There was that ubiquitous four letter word again.

“Cuts” were a feature of museums all over Britain said the report published last week. Some of over 25%, resulting in shorter hours, fewer days and staff redundancies. Yet amidst that gathering gloom let’s pause for real reasons to be cheerful. For in just this present calendar year, Scotland will celebrate the opening of three new or dramatically re-invented museum venues.

I’ve just had look at the magnificently refurbished National Museum of Scotland which opens to the public this Friday.

Here is a building which has finally resolved its identity crisis. Formerly it traded under the Royal Museum of Scotland, or, to local cabbies, the Chambers Street museum. That became both confusing and anomalous when the linking Museum of Scotland was built on an adjacent site 13 yearsa ago. Now both comfortably share the same brand, and can cheerfully cross fertilise their wares.

But while the newer museum gained international plaudits for its dramatic exterior, the marvels of its venerable other half lie behind that more daunting Victorian frontage. Two new street level entrances usher you into a vaulted space lined with original stonework running the length of the grand gallery above, and transformed by the simple but effective expedient of lowering the floor by a metre.

One of the bonuses of the enforced three-and-a-half-year closure has been the opportunity for curators to liberate buried treasures – exhibits which lay untroubled by the public gaze in often casually labelled storage crates. The result is that 80% of the artefacts in the 16 new galleries are displayed for the first time.

The intermingling of national innovation and international heritage speaks volumes about generations of globe trotting Scots whose adventures failed to cut their emotional ties to the land of their birth. Pride of place in the grand gallery goes to a quite enormous feast bowl from Papua New Guinea, part of the dowry brought to her Scottish husband by his royal bride. But outwith the obvious Scottish connections, lie serendipitous bequests like the extraordinary collection of world musical instruments collected by Jean Jenkins, wife of union leader Clive, and gifted to Scotland through a personal friendship with a curator.

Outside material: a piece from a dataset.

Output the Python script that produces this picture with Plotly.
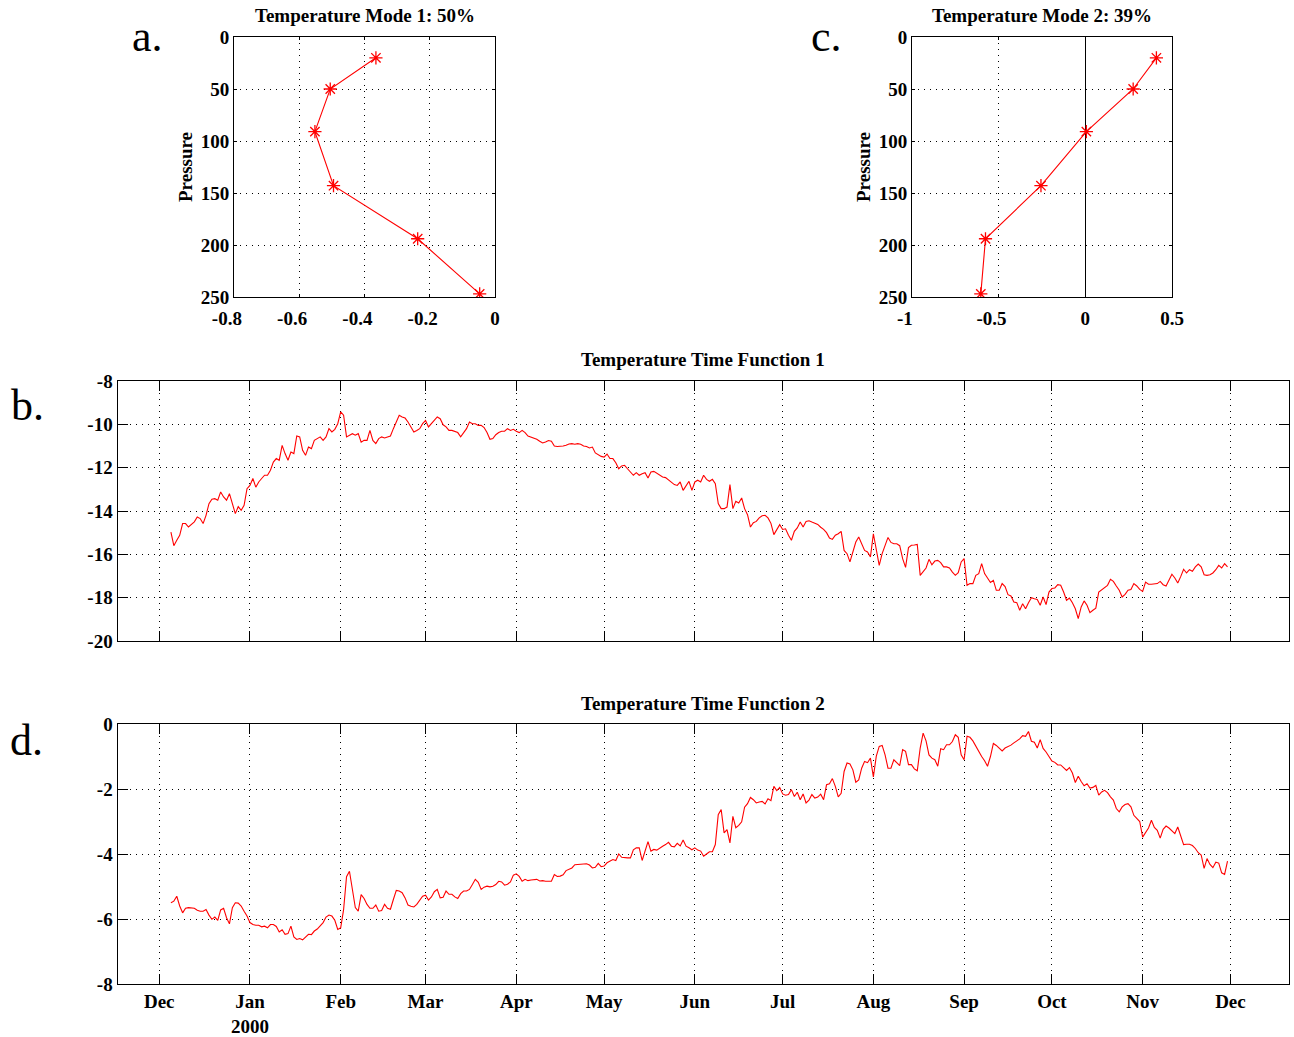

Perennial favourites remain, not least the animals and fish restored by resident taxidermists, though a dinosaur suffered the indignity of being disassembled then rebuilt by a US team who apparently specialise in that sort of thing.

Opening just before the Festival season, the National Museum should get a well deserved visitor boost, just as Glasgow’s new Riverside Museum of Transport has enjoyed during the Scottish school holidays. Some 300,000 souls went through its doors this past month alone.

Still to come this year, the makeover of The Portrait Gallery in Edinburgh, whose new interior has brought fresh light and structural innovation to what were once gloomy interiors. All three of these new beginnings are a tribute to the energy and commitment of people who kept the faith throughout everything the fiscal crisis threw at them. All three projects engaged architects with international reputations. And all three will ultimately repay the public investment in terms of tourist footfall and national reputation.

Perhaps more importantly, all have given new homes and a secure future to collections which too often languished in storage. The National Portrait Gallery will give breathing and archival space to a photography collection, in addition to liberating contextual paintings from the National Gallery. The Riverside Museum, has revitalised the history of an area whose industrial links with transportation evoke so many memories for Scots.

And now, from this Friday, the National Museum of Scotland will let Scots look at the world through the eyes of its intrepid ancestors, and give the visiting world a glimpse of the pioneering, inventive nature of our well travelled nation.

It would be idle to pretend the chill winds of austerity will not blow through Scotland’s cultural quarters. But here are three large footprints walking towards a more confident future.